## Exercise
List all lines of the data that include the string "this".

Entries with chart source code

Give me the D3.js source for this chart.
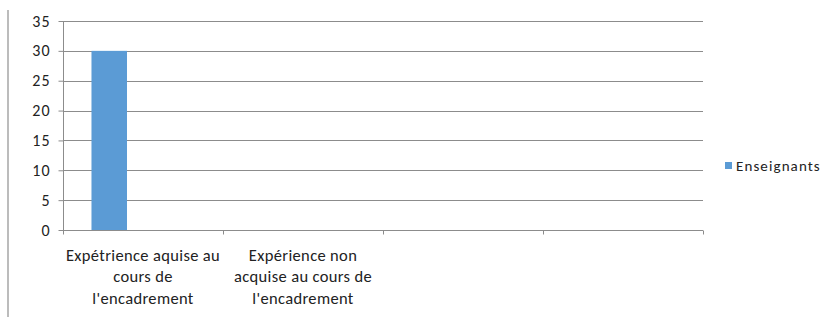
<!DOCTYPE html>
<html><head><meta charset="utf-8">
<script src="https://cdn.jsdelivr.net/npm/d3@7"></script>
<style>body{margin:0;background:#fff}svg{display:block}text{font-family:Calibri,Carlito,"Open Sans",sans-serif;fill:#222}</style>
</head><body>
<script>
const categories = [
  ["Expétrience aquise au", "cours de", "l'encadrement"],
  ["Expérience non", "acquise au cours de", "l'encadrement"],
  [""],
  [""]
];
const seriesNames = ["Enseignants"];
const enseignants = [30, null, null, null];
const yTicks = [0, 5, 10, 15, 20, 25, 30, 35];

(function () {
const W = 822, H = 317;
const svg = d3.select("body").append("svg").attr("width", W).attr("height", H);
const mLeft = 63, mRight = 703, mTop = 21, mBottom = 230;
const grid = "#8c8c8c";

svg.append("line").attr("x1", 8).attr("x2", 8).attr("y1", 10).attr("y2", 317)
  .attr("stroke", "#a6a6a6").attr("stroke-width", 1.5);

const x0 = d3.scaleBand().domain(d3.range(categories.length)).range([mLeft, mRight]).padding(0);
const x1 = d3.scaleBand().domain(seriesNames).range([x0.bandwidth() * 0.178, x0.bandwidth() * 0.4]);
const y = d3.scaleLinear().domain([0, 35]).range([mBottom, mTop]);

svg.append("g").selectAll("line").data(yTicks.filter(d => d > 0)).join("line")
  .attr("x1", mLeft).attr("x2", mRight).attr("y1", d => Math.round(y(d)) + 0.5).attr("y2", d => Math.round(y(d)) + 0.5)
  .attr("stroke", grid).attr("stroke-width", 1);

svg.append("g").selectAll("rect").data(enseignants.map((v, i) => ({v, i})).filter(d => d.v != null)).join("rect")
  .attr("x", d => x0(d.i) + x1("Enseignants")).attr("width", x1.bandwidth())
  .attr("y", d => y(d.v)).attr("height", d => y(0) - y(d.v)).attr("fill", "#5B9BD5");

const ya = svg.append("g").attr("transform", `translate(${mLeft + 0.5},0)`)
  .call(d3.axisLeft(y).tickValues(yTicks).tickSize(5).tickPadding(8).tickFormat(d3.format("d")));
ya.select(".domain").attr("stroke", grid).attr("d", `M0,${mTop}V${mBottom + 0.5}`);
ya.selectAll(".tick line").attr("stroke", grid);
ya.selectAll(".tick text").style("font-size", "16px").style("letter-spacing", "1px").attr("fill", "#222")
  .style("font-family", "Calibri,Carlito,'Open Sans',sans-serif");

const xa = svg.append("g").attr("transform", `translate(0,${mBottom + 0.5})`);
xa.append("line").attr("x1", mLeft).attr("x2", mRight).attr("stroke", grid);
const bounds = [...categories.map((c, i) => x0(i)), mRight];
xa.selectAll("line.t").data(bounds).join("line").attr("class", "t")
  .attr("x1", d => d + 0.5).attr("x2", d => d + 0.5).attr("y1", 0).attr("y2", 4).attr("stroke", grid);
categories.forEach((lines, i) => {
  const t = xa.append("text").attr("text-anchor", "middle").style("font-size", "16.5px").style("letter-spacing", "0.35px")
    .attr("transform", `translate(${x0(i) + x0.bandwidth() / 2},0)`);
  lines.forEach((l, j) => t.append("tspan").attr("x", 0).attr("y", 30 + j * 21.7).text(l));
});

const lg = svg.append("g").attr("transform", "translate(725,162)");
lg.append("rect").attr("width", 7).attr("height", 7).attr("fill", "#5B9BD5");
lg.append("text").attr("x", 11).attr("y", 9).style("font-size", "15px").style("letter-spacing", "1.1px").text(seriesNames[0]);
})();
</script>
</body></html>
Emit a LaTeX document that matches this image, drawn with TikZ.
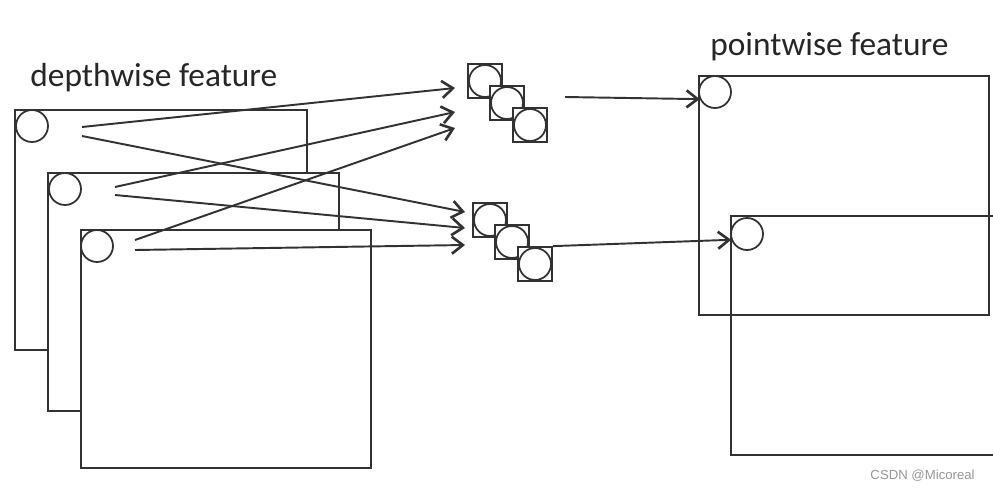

## Exercise response
Give me the D3.js source for this chart.
Emit a LaTeX document that matches this image, drawn with TikZ.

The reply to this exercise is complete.